FBI Director Christopher Wray is set to warn Congress about the heightened threats to U.S. public safety and national security, urging lawmakers to renew a crucial surveillance program and increase the agency's funding. In his testimony before the House Appropriations subcommittee on Thursday, Wray will emphasize the need for the FBI to have the necessary tools, personnel, and resources to address these elevated threats effectively.

"Looking back over my career in law enforcement, I'd be hard-pressed to think of a time where so many threats to our public safety and national security were so elevated all at once," Wray will say, according to a transcript of his opening statement obtained by ABC News. "But that is the case as I sit here today. This is not a point when we can let up."

One of the FBI's primary concerns is the potential for individuals or small groups to draw "twisted inspiration" from recent events in the Middle East, particularly the ongoing conflict between Israel and Hamas in Gaza, and carry out attacks on U.S. soil. However, Wray will also highlight the growing concern about the possibility of a coordinated attack similar to the ISIS-K assault on a concert hall in Russia last month, which claimed the lives of 144 people.

"...Our most immediate concern has been that individuals or small groups will draw twisted inspiration from the events in the Middle East to carry out attacks here at home," Wray will say. "But now increasingly concerning is the potential for a coordinated attack here in the homeland, akin to the ISIS-K attack we saw at the Russia Concert Hall a couple weeks ago."

To address these threats effectively, Wray will push for Congress to reauthorize Section 702 of the Foreign Intelligence Surveillance Act (FISA), which allows the government to monitor foreign nationals overseas without a warrant.
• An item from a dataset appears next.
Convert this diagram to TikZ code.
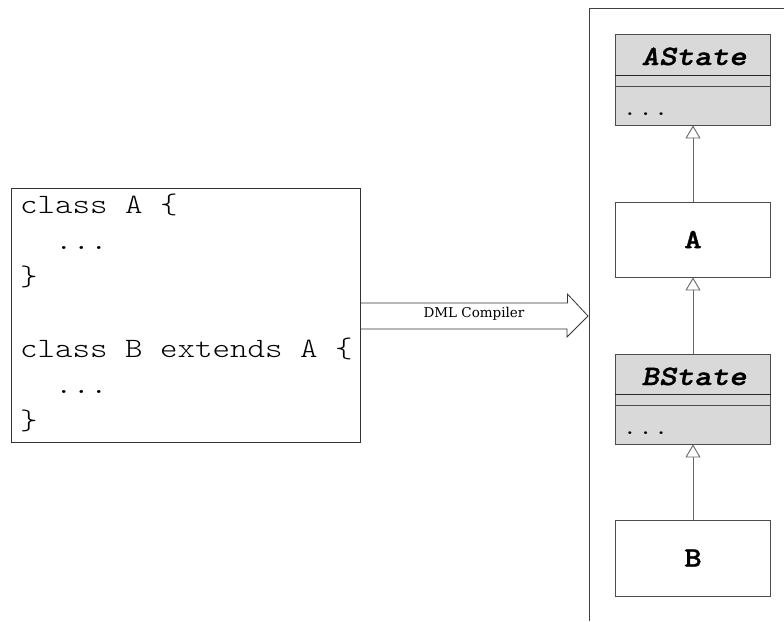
\documentclass[tikz,border=0pt]{standalone}
\usepackage{fontspec}
\setmainfont{DejaVu Serif}
\newfontfamily\codefont{lmmonolt10-regular}[Extension=.otf, FakeStretch=1.19]
\newfontfamily\codeboldfont{lmmonolt10-bold}[Extension=.otf, FakeStretch=1.19, FakeBold=1.2,
  ItalicFont=lmmonolt10-boldoblique, ItalicFeatures={FakeBold=1.2}]
\usetikzlibrary{arrows.meta}

\begin{document}
\begin{tikzpicture}[x=1pt,y=-1pt,
  codeline/.style={anchor=base west, inner sep=0pt, font=\fontsize{28}{28}\codefont},
  classbox/.style={draw=black!70, line width=0.8pt, rectangle, minimum width=155pt, inner sep=0pt},
  statebox/.style={classbox, fill=black!15, minimum height=91pt},
  plainbox/.style={classbox, fill=white, minimum height=76pt},
  statetitle/.style={font=\fontsize{28}{28}\codeboldfont\itshape, anchor=base, inner sep=0pt},
  statedots/.style={font=\fontsize{25}{25}\codefont, anchor=base west, inner sep=0pt},
  classname/.style={font=\fontsize{28}{28}\codeboldfont, inner sep=0pt},
  inherit/.style={draw=black!60, line width=0.9pt, -{Triangle[open, length=13pt, width=15pt]}},
  fatarrow/.style={draw=black!80, line width=0.8pt}
]
\useasboundingbox (0,0) rectangle (784,621);

% package frame on the right
\coordinate (framecorner) at (589,8);
\coordinate (framebottom) at (589,621);
\coordinate (frameright) at (784,8);
\draw[black!75, line width=0.8pt] (framebottom) -- (framecorner) -- (frameright);

% source code box
\node[draw=black!80, line width=0.8pt, minimum width=349pt, minimum height=254pt, inner sep=0pt] (code) at (185.5,315) {};
\node[codeline] (l1) at (20,213) {class A \{};
\node[codeline] (l2) at (20,249) {~~...};
\node[codeline] (l3) at (20,285) {\}};
\node[codeline] (l5) at (20,357) {class B extends A \{};
\node[codeline] (l6) at (20,393) {~~...};
\node[codeline] (l7) at (20,429) {\}};

% compiler arrow
\coordinate (tip) at (588,316);
\draw[fatarrow] ([yshift=12pt]code.east) -- ++(207,0) -- ++(0,-9) -- (tip) -- ++(-21,21) -- ++(0,-8) -- ([yshift=-14pt]code.east);
\node[font=\fontsize{13.5}{13.5}\selectfont, inner sep=0pt] (lbl) at (474,314) {DML Compiler};

% generated classes
\node[statebox] (astate) at (693,79.5) {};
\draw[black!85, line width=0.8pt] ([yshift=-42pt]astate.north west) -- ([yshift=-42pt]astate.north east);
\draw[black!70, line width=0.8pt] ([yshift=-53pt]astate.north west) -- ([yshift=-53pt]astate.north east);
\node[statetitle] (astatet) at (694,65) {AState};
\node[statedots] (astated) at (622,115) {...};

\node[plainbox, minimum height=75pt] (a) at (693,239.5) {};
\node[classname] (at) at (a.center) {A};

\node[statebox, minimum height=90pt] (bstate) at (693,399) {};
\draw[black!85, line width=0.8pt] ([yshift=-41pt]bstate.north west) -- ([yshift=-41pt]bstate.north east);
\draw[black!70, line width=0.8pt] ([yshift=-52pt]bstate.north west) -- ([yshift=-52pt]bstate.north east);
\node[statetitle] (bstatet) at (694,385) {BState};
\node[statedots] (bstated) at (622,434) {...};

\node[plainbox] (b) at (693,558) {};
\node[classname] (bt) at (b.center) {B};

% inheritance
\draw[inherit] (a.north) -- (astate.south);
\draw[inherit] (bstate.north) -- (a.south);
\draw[inherit] (b.north) -- (bstate.south);
\end{tikzpicture}
\end{document}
The program, set to expire on April 19, has been credited with preventing terror attacks on U.S. soil but has also faced criticism for potentially enabling the surveillance of U.S. citizens.

"...An absolutely indispensable tool for Congress can give us in our fight against foreign adversaries is the reauthorization of Section 702 of the Foreign Intelligence Surveillance Act," Wray will emphasize. "It's critical in securing our nation, and we're in crunch time."

The effort to renew Section 702 was recently blocked in the House amid concerns from both parties that the proposed overhaul did not go far enough in curbing the government's surveillance powers. Some civil liberties groups, such as the ACLU, have called for additional reforms, including requiring the intelligence community to obtain a warrant to access the data of Americans.

In addition to the renewal of Section 702, Wray will advocate for increased funding for the FBI, which is currently facing a $500 million budget decrease. He will argue that cuts to the agency's budget will not only affect FBI operations but also directly impact partners in state and local law enforcement who rely on the FBI's technology, expertise, and training to keep communities safe.

"Every day, FBI agents, analysts and professional staff are working shoulder to shoulder with thousands of task force officers from hundreds of different police departments and sheriffs' offices all over the country on our FBI-led task forces," Wray will say. "On top of that, we provide technology and expertise, valuable investigative leads like DNA matches, and cutting-edge training to law enforcement nationwide to help them keep our communities safe."